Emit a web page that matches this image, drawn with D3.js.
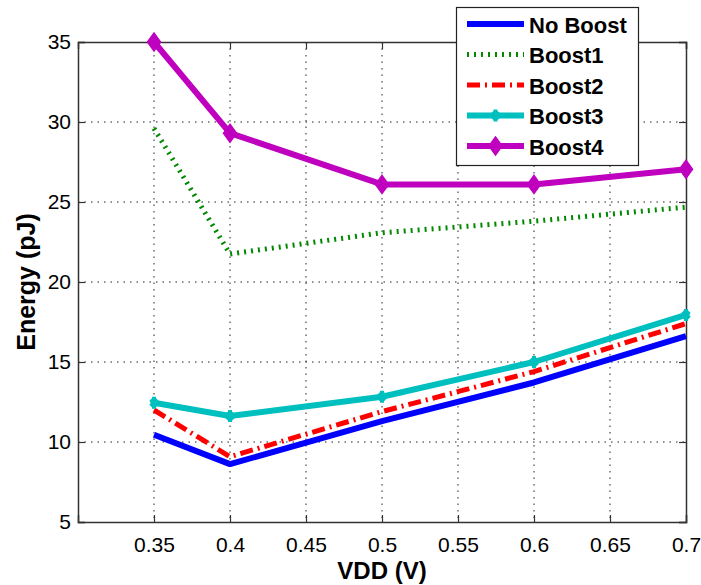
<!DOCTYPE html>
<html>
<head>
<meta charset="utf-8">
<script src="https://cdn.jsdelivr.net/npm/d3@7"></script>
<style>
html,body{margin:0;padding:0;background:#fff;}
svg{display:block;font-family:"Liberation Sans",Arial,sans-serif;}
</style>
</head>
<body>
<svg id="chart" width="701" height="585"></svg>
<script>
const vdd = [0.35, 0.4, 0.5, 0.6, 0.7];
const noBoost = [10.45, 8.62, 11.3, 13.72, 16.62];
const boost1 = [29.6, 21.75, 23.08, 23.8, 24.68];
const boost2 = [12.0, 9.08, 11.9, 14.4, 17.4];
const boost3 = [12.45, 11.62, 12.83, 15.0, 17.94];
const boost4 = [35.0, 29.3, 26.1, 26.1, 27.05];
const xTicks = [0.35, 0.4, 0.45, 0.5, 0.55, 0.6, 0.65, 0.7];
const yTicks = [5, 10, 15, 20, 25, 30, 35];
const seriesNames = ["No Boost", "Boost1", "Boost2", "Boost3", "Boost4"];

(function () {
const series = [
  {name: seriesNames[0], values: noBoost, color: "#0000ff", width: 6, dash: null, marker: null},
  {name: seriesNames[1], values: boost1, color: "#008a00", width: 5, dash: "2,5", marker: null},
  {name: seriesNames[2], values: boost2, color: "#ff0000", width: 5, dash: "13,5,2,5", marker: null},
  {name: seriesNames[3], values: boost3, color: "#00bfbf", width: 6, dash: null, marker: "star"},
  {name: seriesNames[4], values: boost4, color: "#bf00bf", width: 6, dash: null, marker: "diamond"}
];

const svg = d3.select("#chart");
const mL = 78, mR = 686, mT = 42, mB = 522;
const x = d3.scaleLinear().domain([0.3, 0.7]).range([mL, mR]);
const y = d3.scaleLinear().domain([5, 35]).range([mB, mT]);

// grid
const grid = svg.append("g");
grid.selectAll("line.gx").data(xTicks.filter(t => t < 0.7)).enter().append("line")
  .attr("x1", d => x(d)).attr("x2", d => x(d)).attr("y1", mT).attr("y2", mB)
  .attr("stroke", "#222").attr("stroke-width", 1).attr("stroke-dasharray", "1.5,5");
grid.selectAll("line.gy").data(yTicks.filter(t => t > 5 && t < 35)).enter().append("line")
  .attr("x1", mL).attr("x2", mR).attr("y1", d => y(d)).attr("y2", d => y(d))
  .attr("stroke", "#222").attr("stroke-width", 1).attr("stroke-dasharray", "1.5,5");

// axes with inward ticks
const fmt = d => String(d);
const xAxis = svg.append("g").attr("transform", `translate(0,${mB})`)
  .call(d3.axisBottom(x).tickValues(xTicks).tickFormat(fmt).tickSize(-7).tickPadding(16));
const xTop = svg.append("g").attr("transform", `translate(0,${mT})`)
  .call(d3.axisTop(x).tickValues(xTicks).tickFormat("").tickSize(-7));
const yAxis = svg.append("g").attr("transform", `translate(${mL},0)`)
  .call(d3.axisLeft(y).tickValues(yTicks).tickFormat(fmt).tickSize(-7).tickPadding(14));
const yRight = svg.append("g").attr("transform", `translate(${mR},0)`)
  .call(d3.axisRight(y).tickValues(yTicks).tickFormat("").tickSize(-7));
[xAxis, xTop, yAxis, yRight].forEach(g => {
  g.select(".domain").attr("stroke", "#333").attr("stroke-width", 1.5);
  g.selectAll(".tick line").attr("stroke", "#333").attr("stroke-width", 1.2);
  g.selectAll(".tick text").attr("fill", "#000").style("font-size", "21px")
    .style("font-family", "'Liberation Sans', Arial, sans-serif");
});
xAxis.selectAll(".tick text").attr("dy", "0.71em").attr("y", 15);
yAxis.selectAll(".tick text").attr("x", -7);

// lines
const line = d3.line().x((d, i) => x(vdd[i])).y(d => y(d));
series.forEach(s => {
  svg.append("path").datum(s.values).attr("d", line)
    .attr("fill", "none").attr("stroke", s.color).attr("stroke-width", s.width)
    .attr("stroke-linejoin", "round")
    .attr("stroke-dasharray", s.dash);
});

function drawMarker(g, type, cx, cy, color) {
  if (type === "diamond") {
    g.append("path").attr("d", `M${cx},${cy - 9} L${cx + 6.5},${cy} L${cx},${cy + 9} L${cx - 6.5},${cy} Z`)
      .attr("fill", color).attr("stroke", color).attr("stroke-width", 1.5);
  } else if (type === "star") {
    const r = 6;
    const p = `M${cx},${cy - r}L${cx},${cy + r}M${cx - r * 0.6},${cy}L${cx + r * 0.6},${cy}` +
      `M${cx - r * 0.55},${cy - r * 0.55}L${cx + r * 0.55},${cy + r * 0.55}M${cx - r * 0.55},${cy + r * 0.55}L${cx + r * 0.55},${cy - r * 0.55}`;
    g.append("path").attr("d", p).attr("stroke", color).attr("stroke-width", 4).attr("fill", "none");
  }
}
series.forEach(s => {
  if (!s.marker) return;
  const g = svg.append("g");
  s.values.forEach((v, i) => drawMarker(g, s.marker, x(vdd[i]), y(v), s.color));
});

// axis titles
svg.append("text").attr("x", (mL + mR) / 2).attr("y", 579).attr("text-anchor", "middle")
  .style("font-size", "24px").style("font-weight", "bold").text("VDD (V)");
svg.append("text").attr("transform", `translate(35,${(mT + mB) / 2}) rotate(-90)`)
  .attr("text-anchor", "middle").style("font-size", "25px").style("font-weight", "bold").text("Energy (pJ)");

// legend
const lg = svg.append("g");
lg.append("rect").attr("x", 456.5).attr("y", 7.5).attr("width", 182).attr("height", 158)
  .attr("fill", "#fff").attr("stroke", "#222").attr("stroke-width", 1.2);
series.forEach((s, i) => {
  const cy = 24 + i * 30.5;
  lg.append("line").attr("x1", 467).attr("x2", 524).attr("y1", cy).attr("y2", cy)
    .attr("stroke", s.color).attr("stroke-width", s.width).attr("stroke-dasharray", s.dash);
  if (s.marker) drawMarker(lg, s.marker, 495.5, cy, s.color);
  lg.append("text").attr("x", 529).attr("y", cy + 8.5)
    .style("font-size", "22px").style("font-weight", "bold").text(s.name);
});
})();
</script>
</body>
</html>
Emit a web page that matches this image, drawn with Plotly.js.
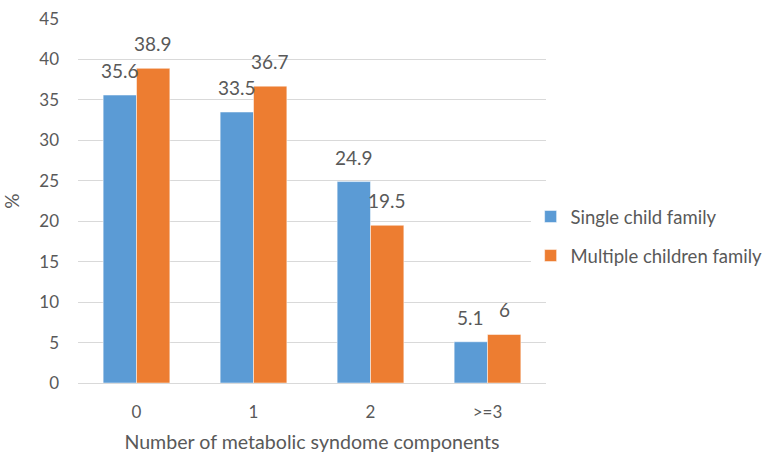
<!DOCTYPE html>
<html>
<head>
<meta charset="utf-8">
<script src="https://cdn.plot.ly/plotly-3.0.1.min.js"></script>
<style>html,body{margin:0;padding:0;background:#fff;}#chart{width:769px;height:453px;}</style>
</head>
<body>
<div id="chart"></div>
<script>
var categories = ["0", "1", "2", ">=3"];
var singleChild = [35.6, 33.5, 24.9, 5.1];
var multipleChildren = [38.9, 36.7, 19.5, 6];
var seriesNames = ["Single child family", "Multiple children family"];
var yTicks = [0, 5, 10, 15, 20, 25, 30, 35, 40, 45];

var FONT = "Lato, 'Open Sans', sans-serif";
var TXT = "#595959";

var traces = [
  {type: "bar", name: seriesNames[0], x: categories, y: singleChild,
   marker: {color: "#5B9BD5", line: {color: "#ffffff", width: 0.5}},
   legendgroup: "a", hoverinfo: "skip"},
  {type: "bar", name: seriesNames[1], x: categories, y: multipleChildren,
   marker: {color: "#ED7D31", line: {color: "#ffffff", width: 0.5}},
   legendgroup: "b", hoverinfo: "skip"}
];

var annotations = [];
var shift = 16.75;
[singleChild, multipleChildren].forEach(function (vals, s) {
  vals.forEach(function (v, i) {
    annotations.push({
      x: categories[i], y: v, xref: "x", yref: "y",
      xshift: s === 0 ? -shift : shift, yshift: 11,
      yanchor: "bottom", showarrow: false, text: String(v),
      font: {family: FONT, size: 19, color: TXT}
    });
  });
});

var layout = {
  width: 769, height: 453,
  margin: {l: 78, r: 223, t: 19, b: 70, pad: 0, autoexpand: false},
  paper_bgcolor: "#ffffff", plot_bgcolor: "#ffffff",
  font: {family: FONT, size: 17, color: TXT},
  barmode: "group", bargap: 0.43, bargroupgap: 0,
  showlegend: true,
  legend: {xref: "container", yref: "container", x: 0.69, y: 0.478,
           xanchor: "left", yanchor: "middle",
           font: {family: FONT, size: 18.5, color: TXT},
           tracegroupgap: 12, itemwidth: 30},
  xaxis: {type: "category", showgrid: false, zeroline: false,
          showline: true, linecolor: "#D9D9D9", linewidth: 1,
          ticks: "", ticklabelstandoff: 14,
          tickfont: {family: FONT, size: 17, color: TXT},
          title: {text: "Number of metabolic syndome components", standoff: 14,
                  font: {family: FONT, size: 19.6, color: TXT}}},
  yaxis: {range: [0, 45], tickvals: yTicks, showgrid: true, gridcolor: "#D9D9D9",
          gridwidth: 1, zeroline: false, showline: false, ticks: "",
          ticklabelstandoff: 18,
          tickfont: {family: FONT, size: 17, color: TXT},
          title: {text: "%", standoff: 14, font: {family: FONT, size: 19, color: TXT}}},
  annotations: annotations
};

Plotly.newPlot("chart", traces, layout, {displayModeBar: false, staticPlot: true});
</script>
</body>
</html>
____________
Search the records for the word "with" and copy every line where it occurs.

◆ RESULT ◆
Emit a web page that matches this image, drawn with D3.js.
// axes with inward ticks
Emit a web page that matches this image, drawn with Plotly.js.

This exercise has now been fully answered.